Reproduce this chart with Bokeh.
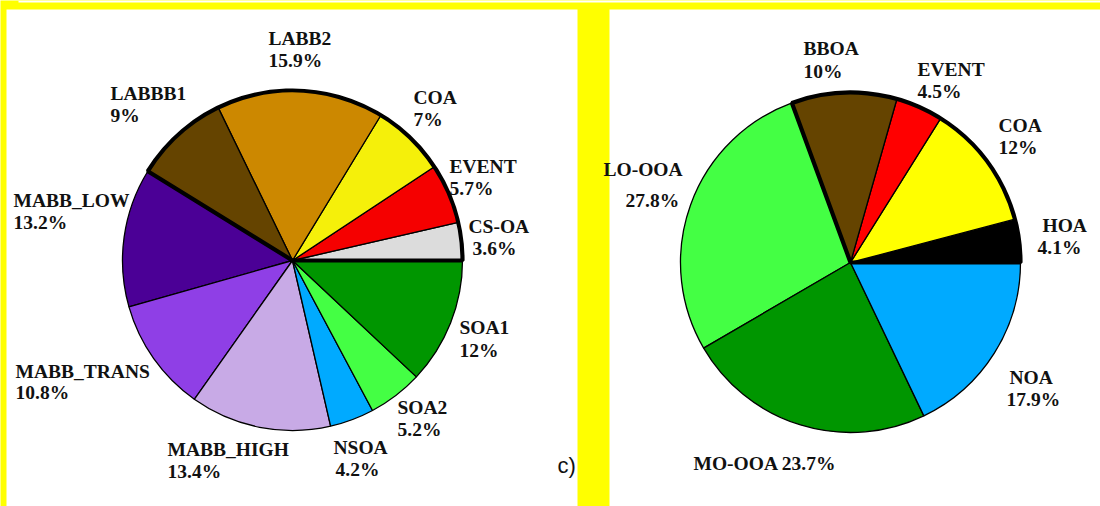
import numpy as np
from bokeh.plotting import figure
from bokeh.models import Range1d, ColumnDataSource
from bokeh.core.properties import value
from bokeh.embed import file_html
from bokeh.resources import INLINE

# ---- data ----
left_names = ["CS-OA", "EVENT", "COA", "LABB2", "LABBB1", "MABB_LOW",
              "MABB_TRANS", "MABB_HIGH", "NSOA", "SOA2", "SOA1"]
left_values = [3.6, 5.7, 7, 15.9, 9, 13.2, 10.8, 13.4, 4.2, 5.2, 12]
left_colors = ["#dcdcdc", "#f50000", "#f5f00a", "#cc8800", "#654400", "#4b0096",
               "#8f3fe6", "#c8aae6", "#00aaff", "#44ff44", "#009600"]
left_bold_count = 5   # slices with thick outline (CS-OA .. LABBB1)

right_names = ["HOA", "COA", "EVENT", "BBOA", "LO-OOA", "MO-OOA", "NOA"]
right_values = [4.1, 12, 4.5, 10, 27.8, 23.7, 17.9]
right_colors = ["#000000", "#ffff00", "#ff0000", "#654400", "#44ff44", "#009600", "#00aaff"]
right_bold_count = 4  # HOA .. BBOA

# ---- layout (screen px: x, baseline y for name line, x, baseline y for % line) ----
left_label_pos = [(468, 233, 472, 255), (449, 173, 449, 195), (413, 104, 413, 126),
                  (268, 45, 268, 67), (110, 100, 110, 122), (13, 207, 13, 229),
                  (15, 378, 15, 399), (167, 456, 167, 478), (333, 454, 335, 476),
                  (397, 414, 397, 436), (459, 334, 459, 357)]
right_label_pos = [(1042, 232, 1037, 254), (998, 132, 998, 154), (917, 76, 917, 98),
                   (803, 55, 803, 78), (603, 176, 625, 207), None, (1009, 384, 1006, 406)]
right_single = {5: (693, 470)}
TEXT_SHIFT = 7

W, H = 1100, 506


def sy(y):
    return H - y


def ty(y):
    return H - (y - TEXT_SHIFT)


p = figure(width=W, height=H, output_backend="svg", toolbar_location=None,
           x_range=Range1d(0, W), y_range=Range1d(0, H),
           min_border=0, min_border_left=0, min_border_right=0,
           min_border_top=0, min_border_bottom=0)
p.xaxis.visible = False
p.yaxis.visible = False
p.grid.visible = False
p.outline_line_color = None
p.background_fill_color = "#ffff00"
p.border_fill_color = "#ffff00"

# white panels and top white sliver
p.quad(left=[6, 609, 18], right=[577, W, W], top=[sy(9), sy(9), sy(0)],
       bottom=[sy(H), sy(H), sy(2)], fill_color="white", line_color=None)


def draw_pie(cx, cy, r, vals, colors, bold_n):
    v = np.array(vals, dtype=float)
    ang = np.concatenate([[0], np.cumsum(v) / v.sum() * 2 * np.pi])
    src = ColumnDataSource(dict(start=ang[:-1], end=ang[1:], color=colors))
    p.wedge(x=cx, y=cy, radius=r, start_angle="start", end_angle="end",
            fill_color="color", line_color="black", line_width=1.3, source=src)
    p.wedge(x=cx, y=cy, radius=r, start_angle=0, end_angle=ang[bold_n],
            fill_color=None, line_color="black", line_width=4.2)


draw_pie(292, sy(260), 170, left_values, left_colors, left_bold_count)
draw_pie(850, sy(262), 170, right_values, right_colors, right_bold_count)

# labels
xs, ys, ts = [], [], []
for name, val, pos in zip(left_names, left_values, left_label_pos):
    xs += [pos[0], pos[2]]
    ys += [ty(pos[1]), ty(pos[3])]
    ts += [name, f"{val:g}%"]
for i, (name, val, pos) in enumerate(zip(right_names, right_values, right_label_pos)):
    if pos is None:
        x0, y0 = right_single[i]
        xs.append(x0)
        ys.append(ty(y0))
        ts.append(f"{name} {val:g}%")
    else:
        xs += [pos[0], pos[2]]
        ys += [ty(pos[1]), ty(pos[3])]
        ts += [name, f"{val:g}%"]

p.text(x=xs, y=ys, text=ts, text_font=value("Liberation Serif"), text_font_style="bold",
       text_font_size="19.5px", text_color="#111111", text_align="left",
       text_baseline="alphabetic")

p.text(x=[557], y=[ty(472)], text=["c)"], text_font=value("Liberation Sans"),
       text_font_size="22px", text_color="#111111", text_align="left",
       text_baseline="alphabetic")

open("out.html", "w").write(file_html(p, INLINE))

****************

» What to do
Skip the images and write out the rest of the listing exactly.

» The response
Reproduce this chart with Bokeh.
import numpy as np
from bokeh.plotting import figure
from bokeh.models import Range1d, ColumnDataSource
from bokeh.core.properties import value
from bokeh.embed import file_html
from bokeh.resources import INLINE

# ---- data ----
left_names = ["CS-OA", "EVENT", "COA", "LABB2", "LABBB1", "MABB_LOW",
              "MABB_TRANS", "MABB_HIGH", "NSOA", "SOA2", "SOA1"]
left_values = [3.6, 5.7, 7, 15.9, 9, 13.2, 10.8, 13.4, 4.2, 5.2, 12]
left_colors = ["#dcdcdc", "#f50000", "#f5f00a", "#cc8800", "#654400", "#4b0096",
               "#8f3fe6", "#c8aae6", "#00aaff", "#44ff44", "#009600"]
left_bold_count = 5   # slices with thick outline (CS-OA .. LABBB1)

right_names = ["HOA", "COA", "EVENT", "BBOA", "LO-OOA", "MO-OOA", "NOA"]
right_values = [4.1, 12, 4.5, 10, 27.8, 23.7, 17.9]
right_colors = ["#000000", "#ffff00", "#ff0000", "#654400", "#44ff44", "#009600", "#00aaff"]
right_bold_count = 4  # HOA .. BBOA

# ---- layout (screen px: x, baseline y for name line, x, baseline y for % line) ----
left_label_pos = [(468, 233, 472, 255), (449, 173, 449, 195), (413, 104, 413, 126),
                  (268, 45, 268, 67), (110, 100, 110, 122), (13, 207, 13, 229),
                  (15, 378, 15, 399), (167, 456, 167, 478), (333, 454, 335, 476),
                  (397, 414, 397, 436), (459, 334, 459, 357)]
right_label_pos = [(1042, 232, 1037, 254), (998, 132, 998, 154), (917, 76, 917, 98),
                   (803, 55, 803, 78), (603, 176, 625, 207), None, (1009, 384, 1006, 406)]
right_single = {5: (693, 470)}
TEXT_SHIFT = 7

W, H = 1100, 506


def sy(y):
    return H - y


def ty(y):
    return H - (y - TEXT_SHIFT)


p = figure(width=W, height=H, output_backend="svg", toolbar_location=None,
           x_range=Range1d(0, W), y_range=Range1d(0, H),
           min_border=0, min_border_left=0, min_border_right=0,
           min_border_top=0, min_border_bottom=0)
p.xaxis.visible = False
p.yaxis.visible = False
p.grid.visible = False
p.outline_line_color = None
p.background_fill_color = "#ffff00"
p.border_fill_color = "#ffff00"

# white panels and top white sliver
p.quad(left=[6, 609, 18], right=[577, W, W], top=[sy(9), sy(9), sy(0)],
       bottom=[sy(H), sy(H), sy(2)], fill_color="white", line_color=None)


def draw_pie(cx, cy, r, vals, colors, bold_n):
    v = np.array(vals, dtype=float)
    ang = np.concatenate([[0], np.cumsum(v) / v.sum() * 2 * np.pi])
    src = ColumnDataSource(dict(start=ang[:-1], end=ang[1:], color=colors))
    p.wedge(x=cx, y=cy, radius=r, start_angle="start", end_angle="end",
            fill_color="color", line_color="black", line_width=1.3, source=src)
    p.wedge(x=cx, y=cy, radius=r, start_angle=0, end_angle=ang[bold_n],
            fill_color=None, line_color="black", line_width=4.2)


draw_pie(292, sy(260), 170, left_values, left_colors, left_bold_count)
draw_pie(850, sy(262), 170, right_values, right_colors, right_bold_count)

# labels
xs, ys, ts = [], [], []
for name, val, pos in zip(left_names, left_values, left_label_pos):
    xs += [pos[0], pos[2]]
    ys += [ty(pos[1]), ty(pos[3])]
    ts += [name, f"{val:g}%"]
for i, (name, val, pos) in enumerate(zip(right_names, right_values, right_label_pos)):
    if pos is None:
        x0, y0 = right_single[i]
        xs.append(x0)
        ys.append(ty(y0))
        ts.append(f"{name} {val:g}%")
    else:
        xs += [pos[0], pos[2]]
        ys += [ty(pos[1]), ty(pos[3])]
        ts += [name, f"{val:g}%"]

p.text(x=xs, y=ys, text=ts, text_font=value("Liberation Serif"), text_font_style="bold",
       text_font_size="19.5px", text_color="#111111", text_align="left",
       text_baseline="alphabetic")

p.text(x=[557], y=[ty(472)], text=["c)"], text_font=value("Liberation Sans"),
       text_font_size="22px", text_color="#111111", text_align="left",
       text_baseline="alphabetic")

open("out.html", "w").write(file_html(p, INLINE))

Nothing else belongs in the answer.